In the event that sufficient ripe grapes are picked to make a reasonable volume of wine, we have demonic flavor fluctuations ahead.  All wines go through phases—pleasant and not-so-pleasant on their way to completion, but none so volatile as Gewurz.  One day it’s full of lychee and apricot, the next day it’s nothing but silage.  Up and down, we ride            the sigmoid curve, praying we’ll land on an upturn and cursing the descents. 
“Wow, that’s gorgeous!”
            “Where has all the flavor gone?”
            “Will we have Gewurz this year?”

The misery continues through the winter, through the spring, time finally resolving the question around May or June.

                        “Do we have Gewurz?  Do we have to blend it away?”

Unlike Pinot noir, Gewurz is spectacular or bland.  In the latter case, it is a fine though innocuous addition to any number of blends, but can’t be its own wine.  When it’s spectacular, however, wow - what a wine.

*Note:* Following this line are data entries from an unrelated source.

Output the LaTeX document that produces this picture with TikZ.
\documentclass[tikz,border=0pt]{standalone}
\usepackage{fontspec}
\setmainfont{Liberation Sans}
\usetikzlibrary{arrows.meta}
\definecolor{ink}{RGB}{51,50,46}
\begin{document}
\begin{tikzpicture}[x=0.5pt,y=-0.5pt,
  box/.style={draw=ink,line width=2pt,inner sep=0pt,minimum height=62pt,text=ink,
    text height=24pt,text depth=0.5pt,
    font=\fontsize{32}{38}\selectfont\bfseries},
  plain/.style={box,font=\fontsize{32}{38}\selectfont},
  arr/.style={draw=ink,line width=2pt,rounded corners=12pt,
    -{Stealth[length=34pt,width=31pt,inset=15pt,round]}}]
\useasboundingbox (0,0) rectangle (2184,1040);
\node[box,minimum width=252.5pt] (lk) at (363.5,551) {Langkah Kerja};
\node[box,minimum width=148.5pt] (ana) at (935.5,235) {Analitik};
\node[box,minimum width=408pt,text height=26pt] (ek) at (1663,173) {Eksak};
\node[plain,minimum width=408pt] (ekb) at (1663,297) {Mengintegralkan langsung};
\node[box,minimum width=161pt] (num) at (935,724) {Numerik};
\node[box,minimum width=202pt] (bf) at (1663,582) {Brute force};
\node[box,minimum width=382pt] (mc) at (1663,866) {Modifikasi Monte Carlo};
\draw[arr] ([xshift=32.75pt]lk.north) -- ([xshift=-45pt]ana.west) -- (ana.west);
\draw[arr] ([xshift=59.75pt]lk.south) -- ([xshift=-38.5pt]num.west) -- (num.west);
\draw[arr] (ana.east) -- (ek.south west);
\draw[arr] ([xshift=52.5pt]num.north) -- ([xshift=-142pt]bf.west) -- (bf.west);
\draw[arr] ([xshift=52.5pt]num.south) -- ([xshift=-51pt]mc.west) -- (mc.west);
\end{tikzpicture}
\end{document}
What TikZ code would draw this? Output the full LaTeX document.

Now you, dear reader, can join in the torment.  This lovely warm summer produced truly ripe fruit, at least in terms of sugar accumulation.  Flavor development in the Gewurz, for some evil reason, was lagging.  We debated and despaired, and finally, we found a sliver of hope:  lychee at last appeared in the past few weeks.  Would it be enough?  Did it come early enough to perfume the wine?  Would there be enough grapes left if we let them hang for just a bit longer?  After suffering all summer long, we have picked our small quantity of Gewurztraminer.  We crushed it yesterday afternoon.  Peter Bell, Peter Howe and Kelby are pressing it as I write this.  Today, there is plenty of flavor, but don’t get too comfortable yet—the question is nowhere near settled.  Now the nail-biting really begins.   We’ll keep you apprised.   Will there be Gewurz this year?  Please let the answer be “Yes”!